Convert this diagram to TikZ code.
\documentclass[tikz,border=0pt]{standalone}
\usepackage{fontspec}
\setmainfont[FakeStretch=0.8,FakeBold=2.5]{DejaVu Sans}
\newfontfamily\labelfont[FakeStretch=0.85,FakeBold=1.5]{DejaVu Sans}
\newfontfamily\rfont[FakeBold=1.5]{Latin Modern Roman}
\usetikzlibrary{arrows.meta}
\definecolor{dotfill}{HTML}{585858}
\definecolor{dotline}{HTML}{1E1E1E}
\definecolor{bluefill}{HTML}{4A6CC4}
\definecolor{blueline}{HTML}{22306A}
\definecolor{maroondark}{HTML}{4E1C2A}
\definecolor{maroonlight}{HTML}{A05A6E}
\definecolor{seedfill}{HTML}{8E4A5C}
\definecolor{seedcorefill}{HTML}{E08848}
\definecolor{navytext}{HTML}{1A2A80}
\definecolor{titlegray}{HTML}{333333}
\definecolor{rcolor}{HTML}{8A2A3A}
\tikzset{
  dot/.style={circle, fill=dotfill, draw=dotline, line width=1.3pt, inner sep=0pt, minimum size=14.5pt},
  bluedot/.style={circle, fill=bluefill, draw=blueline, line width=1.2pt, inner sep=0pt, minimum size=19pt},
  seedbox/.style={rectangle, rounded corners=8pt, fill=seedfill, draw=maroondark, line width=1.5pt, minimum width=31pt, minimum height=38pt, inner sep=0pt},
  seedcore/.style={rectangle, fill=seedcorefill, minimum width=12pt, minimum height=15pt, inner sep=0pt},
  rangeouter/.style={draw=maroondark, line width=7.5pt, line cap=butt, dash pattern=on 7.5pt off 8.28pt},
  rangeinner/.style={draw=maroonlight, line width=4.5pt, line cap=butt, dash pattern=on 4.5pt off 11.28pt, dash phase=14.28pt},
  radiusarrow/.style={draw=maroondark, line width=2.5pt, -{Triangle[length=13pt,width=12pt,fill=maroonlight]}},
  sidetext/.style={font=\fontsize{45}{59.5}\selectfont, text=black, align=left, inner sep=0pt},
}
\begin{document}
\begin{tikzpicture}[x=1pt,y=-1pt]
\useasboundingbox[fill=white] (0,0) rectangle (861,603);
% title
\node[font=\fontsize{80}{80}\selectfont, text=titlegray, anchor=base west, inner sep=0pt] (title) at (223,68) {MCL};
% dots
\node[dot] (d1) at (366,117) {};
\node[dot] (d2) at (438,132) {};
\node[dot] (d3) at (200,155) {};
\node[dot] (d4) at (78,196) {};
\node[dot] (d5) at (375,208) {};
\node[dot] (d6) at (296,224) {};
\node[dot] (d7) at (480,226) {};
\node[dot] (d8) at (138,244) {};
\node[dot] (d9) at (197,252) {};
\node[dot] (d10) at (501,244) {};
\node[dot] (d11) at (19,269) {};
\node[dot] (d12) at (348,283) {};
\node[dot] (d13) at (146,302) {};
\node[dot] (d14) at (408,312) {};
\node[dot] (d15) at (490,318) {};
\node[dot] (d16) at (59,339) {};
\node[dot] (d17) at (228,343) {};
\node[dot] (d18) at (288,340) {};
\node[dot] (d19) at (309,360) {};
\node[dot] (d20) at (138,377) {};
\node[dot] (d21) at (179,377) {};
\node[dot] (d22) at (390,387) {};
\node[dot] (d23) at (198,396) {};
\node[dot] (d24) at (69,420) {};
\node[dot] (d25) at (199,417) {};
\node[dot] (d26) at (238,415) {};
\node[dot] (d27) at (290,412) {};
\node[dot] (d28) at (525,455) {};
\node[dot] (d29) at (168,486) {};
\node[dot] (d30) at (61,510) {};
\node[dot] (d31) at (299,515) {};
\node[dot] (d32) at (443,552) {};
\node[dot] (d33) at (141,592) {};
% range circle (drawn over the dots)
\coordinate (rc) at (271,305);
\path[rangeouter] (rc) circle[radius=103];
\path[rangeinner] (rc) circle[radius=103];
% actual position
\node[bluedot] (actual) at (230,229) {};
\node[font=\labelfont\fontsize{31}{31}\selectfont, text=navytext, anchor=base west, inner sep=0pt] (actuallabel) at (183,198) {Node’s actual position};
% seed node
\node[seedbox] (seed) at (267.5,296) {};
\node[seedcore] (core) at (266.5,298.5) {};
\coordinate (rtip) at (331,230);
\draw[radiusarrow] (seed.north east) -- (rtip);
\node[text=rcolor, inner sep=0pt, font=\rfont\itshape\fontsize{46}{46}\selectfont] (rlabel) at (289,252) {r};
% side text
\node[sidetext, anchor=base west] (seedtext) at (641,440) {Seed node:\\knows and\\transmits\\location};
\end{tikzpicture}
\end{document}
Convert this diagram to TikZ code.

### The request
All of the data above should be transcribed exactly.

### Full answer
Convert this diagram to TikZ code.
\documentclass[tikz,border=0pt]{standalone}
\usepackage{fontspec}
\setmainfont[FakeStretch=0.8,FakeBold=2.5]{DejaVu Sans}
\newfontfamily\labelfont[FakeStretch=0.85,FakeBold=1.5]{DejaVu Sans}
\newfontfamily\rfont[FakeBold=1.5]{Latin Modern Roman}
\usetikzlibrary{arrows.meta}
\definecolor{dotfill}{HTML}{585858}
\definecolor{dotline}{HTML}{1E1E1E}
\definecolor{bluefill}{HTML}{4A6CC4}
\definecolor{blueline}{HTML}{22306A}
\definecolor{maroondark}{HTML}{4E1C2A}
\definecolor{maroonlight}{HTML}{A05A6E}
\definecolor{seedfill}{HTML}{8E4A5C}
\definecolor{seedcorefill}{HTML}{E08848}
\definecolor{navytext}{HTML}{1A2A80}
\definecolor{titlegray}{HTML}{333333}
\definecolor{rcolor}{HTML}{8A2A3A}
\tikzset{
  dot/.style={circle, fill=dotfill, draw=dotline, line width=1.3pt, inner sep=0pt, minimum size=14.5pt},
  bluedot/.style={circle, fill=bluefill, draw=blueline, line width=1.2pt, inner sep=0pt, minimum size=19pt},
  seedbox/.style={rectangle, rounded corners=8pt, fill=seedfill, draw=maroondark, line width=1.5pt, minimum width=31pt, minimum height=38pt, inner sep=0pt},
  seedcore/.style={rectangle, fill=seedcorefill, minimum width=12pt, minimum height=15pt, inner sep=0pt},
  rangeouter/.style={draw=maroondark, line width=7.5pt, line cap=butt, dash pattern=on 7.5pt off 8.28pt},
  rangeinner/.style={draw=maroonlight, line width=4.5pt, line cap=butt, dash pattern=on 4.5pt off 11.28pt, dash phase=14.28pt},
  radiusarrow/.style={draw=maroondark, line width=2.5pt, -{Triangle[length=13pt,width=12pt,fill=maroonlight]}},
  sidetext/.style={font=\fontsize{45}{59.5}\selectfont, text=black, align=left, inner sep=0pt},
}
\begin{document}
\begin{tikzpicture}[x=1pt,y=-1pt]
\useasboundingbox[fill=white] (0,0) rectangle (861,603);
% title
\node[font=\fontsize{80}{80}\selectfont, text=titlegray, anchor=base west, inner sep=0pt] (title) at (223,68) {MCL};
% dots
\node[dot] (d1) at (366,117) {};
\node[dot] (d2) at (438,132) {};
\node[dot] (d3) at (200,155) {};
\node[dot] (d4) at (78,196) {};
\node[dot] (d5) at (375,208) {};
\node[dot] (d6) at (296,224) {};
\node[dot] (d7) at (480,226) {};
\node[dot] (d8) at (138,244) {};
\node[dot] (d9) at (197,252) {};
\node[dot] (d10) at (501,244) {};
\node[dot] (d11) at (19,269) {};
\node[dot] (d12) at (348,283) {};
\node[dot] (d13) at (146,302) {};
\node[dot] (d14) at (408,312) {};
\node[dot] (d15) at (490,318) {};
\node[dot] (d16) at (59,339) {};
\node[dot] (d17) at (228,343) {};
\node[dot] (d18) at (288,340) {};
\node[dot] (d19) at (309,360) {};
\node[dot] (d20) at (138,377) {};
\node[dot] (d21) at (179,377) {};
\node[dot] (d22) at (390,387) {};
\node[dot] (d23) at (198,396) {};
\node[dot] (d24) at (69,420) {};
\node[dot] (d25) at (199,417) {};
\node[dot] (d26) at (238,415) {};
\node[dot] (d27) at (290,412) {};
\node[dot] (d28) at (525,455) {};
\node[dot] (d29) at (168,486) {};
\node[dot] (d30) at (61,510) {};
\node[dot] (d31) at (299,515) {};
\node[dot] (d32) at (443,552) {};
\node[dot] (d33) at (141,592) {};
% range circle (drawn over the dots)
\coordinate (rc) at (271,305);
\path[rangeouter] (rc) circle[radius=103];
\path[rangeinner] (rc) circle[radius=103];
% actual position
\node[bluedot] (actual) at (230,229) {};
\node[font=\labelfont\fontsize{31}{31}\selectfont, text=navytext, anchor=base west, inner sep=0pt] (actuallabel) at (183,198) {Node’s actual position};
% seed node
\node[seedbox] (seed) at (267.5,296) {};
\node[seedcore] (core) at (266.5,298.5) {};
\coordinate (rtip) at (331,230);
\draw[radiusarrow] (seed.north east) -- (rtip);
\node[text=rcolor, inner sep=0pt, font=\rfont\itshape\fontsize{46}{46}\selectfont] (rlabel) at (289,252) {r};
% side text
\node[sidetext, anchor=base west] (seedtext) at (641,440) {Seed node:\\knows and\\transmits\\location};
\end{tikzpicture}
\end{document}
Convert this diagram to TikZ code.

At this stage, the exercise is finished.